#### Goal:
From the listing, collect all lines containing the word "document".

#### Data block:
· · · · ·
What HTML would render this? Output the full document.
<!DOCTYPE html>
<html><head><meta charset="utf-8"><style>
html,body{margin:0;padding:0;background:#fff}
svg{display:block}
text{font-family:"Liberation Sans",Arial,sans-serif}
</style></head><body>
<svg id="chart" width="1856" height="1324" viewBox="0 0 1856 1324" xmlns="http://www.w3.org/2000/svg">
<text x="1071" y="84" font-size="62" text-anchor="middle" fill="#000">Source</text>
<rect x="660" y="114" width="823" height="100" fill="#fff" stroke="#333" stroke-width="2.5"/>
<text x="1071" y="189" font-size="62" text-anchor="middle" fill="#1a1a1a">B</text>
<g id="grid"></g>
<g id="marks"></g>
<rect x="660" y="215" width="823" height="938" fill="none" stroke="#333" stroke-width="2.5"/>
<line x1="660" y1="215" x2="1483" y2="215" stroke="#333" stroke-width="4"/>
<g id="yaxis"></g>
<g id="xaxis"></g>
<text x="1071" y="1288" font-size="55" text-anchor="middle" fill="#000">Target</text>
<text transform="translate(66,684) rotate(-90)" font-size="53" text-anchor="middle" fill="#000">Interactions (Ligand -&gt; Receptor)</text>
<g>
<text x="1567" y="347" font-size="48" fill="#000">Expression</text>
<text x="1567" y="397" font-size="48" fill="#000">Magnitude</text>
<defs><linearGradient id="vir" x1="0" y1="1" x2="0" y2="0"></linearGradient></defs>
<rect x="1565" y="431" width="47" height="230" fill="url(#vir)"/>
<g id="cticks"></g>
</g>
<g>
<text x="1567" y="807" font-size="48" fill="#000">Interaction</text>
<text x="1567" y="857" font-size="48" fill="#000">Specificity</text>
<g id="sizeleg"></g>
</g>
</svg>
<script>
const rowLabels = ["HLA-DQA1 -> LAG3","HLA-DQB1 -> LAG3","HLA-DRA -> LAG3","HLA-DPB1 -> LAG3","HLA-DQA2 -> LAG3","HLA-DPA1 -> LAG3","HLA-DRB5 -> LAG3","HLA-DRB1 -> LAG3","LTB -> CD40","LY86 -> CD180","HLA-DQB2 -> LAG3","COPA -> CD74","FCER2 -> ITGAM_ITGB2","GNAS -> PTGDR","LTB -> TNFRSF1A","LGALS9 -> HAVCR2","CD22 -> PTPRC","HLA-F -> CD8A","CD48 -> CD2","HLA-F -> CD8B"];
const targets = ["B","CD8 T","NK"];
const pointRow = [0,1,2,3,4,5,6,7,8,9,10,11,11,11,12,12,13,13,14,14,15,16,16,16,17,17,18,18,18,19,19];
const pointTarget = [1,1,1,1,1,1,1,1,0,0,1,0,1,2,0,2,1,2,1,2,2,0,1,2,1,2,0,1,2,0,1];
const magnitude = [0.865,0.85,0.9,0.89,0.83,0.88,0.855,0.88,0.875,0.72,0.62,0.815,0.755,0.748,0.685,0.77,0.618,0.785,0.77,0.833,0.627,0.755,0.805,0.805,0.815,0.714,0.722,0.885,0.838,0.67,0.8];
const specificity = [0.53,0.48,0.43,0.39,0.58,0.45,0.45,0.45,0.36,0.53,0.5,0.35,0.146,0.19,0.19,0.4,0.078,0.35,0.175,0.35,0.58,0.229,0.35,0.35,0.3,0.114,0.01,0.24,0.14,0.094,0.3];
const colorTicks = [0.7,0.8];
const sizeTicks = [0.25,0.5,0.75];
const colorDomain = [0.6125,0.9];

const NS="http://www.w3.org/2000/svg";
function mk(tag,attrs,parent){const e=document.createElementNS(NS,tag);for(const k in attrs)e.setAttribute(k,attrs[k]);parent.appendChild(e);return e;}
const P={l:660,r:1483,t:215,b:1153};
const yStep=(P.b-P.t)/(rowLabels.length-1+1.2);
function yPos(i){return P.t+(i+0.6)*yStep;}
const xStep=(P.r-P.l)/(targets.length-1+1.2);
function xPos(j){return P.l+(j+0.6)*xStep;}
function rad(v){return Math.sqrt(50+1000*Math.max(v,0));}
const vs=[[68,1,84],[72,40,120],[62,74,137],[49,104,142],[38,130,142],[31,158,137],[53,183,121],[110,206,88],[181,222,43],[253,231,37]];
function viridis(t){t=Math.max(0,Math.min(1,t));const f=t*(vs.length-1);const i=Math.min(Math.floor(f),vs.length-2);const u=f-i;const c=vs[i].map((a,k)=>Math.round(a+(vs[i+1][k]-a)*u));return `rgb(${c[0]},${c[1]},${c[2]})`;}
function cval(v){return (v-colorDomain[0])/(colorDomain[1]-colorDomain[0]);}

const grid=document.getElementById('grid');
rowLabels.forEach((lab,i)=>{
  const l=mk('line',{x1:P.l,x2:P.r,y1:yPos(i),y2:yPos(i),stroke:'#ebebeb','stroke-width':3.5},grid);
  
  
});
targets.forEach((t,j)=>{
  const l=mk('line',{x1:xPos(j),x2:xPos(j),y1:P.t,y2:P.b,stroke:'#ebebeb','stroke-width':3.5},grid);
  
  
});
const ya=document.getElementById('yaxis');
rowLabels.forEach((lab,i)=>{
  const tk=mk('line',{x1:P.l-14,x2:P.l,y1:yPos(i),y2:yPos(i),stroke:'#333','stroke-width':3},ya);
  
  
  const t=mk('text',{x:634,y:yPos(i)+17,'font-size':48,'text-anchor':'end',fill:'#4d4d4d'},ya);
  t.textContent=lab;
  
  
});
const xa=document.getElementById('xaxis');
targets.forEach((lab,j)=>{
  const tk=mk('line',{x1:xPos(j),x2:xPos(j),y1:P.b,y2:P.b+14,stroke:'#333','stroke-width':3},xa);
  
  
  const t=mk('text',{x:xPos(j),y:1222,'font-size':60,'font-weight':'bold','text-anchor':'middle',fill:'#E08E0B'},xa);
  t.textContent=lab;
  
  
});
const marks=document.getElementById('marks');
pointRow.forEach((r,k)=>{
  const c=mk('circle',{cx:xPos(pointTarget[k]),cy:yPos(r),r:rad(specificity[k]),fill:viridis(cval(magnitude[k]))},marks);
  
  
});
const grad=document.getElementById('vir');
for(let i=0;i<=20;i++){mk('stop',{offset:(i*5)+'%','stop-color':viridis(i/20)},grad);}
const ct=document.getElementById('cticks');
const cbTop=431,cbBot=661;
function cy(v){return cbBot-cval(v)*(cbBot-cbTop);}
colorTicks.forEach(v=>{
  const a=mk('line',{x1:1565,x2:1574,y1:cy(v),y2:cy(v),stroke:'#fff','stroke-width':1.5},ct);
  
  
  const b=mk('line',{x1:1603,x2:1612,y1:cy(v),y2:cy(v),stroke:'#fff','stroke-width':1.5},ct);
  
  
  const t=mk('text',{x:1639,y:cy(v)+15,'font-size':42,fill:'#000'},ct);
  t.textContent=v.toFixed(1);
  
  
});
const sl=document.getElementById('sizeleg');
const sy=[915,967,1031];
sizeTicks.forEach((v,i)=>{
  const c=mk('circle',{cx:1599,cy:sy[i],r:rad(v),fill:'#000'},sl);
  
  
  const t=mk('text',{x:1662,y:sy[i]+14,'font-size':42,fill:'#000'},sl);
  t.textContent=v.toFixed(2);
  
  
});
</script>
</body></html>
· · · · ·
#### In response:
What HTML would render this? Output the full document.
function mk(tag,attrs,parent){const e=document.createElementNS(NS,tag);for(const k in attrs)e.setAttribute(k,attrs[k]);parent.appendChild(e);return e;}
const grid=document.getElementById('grid');
const ya=document.getElementById('yaxis');
const xa=document.getElementById('xaxis');
const marks=document.getElementById('marks');
const grad=document.getElementById('vir');
const ct=document.getElementById('cticks');
const sl=document.getElementById('sizeleg');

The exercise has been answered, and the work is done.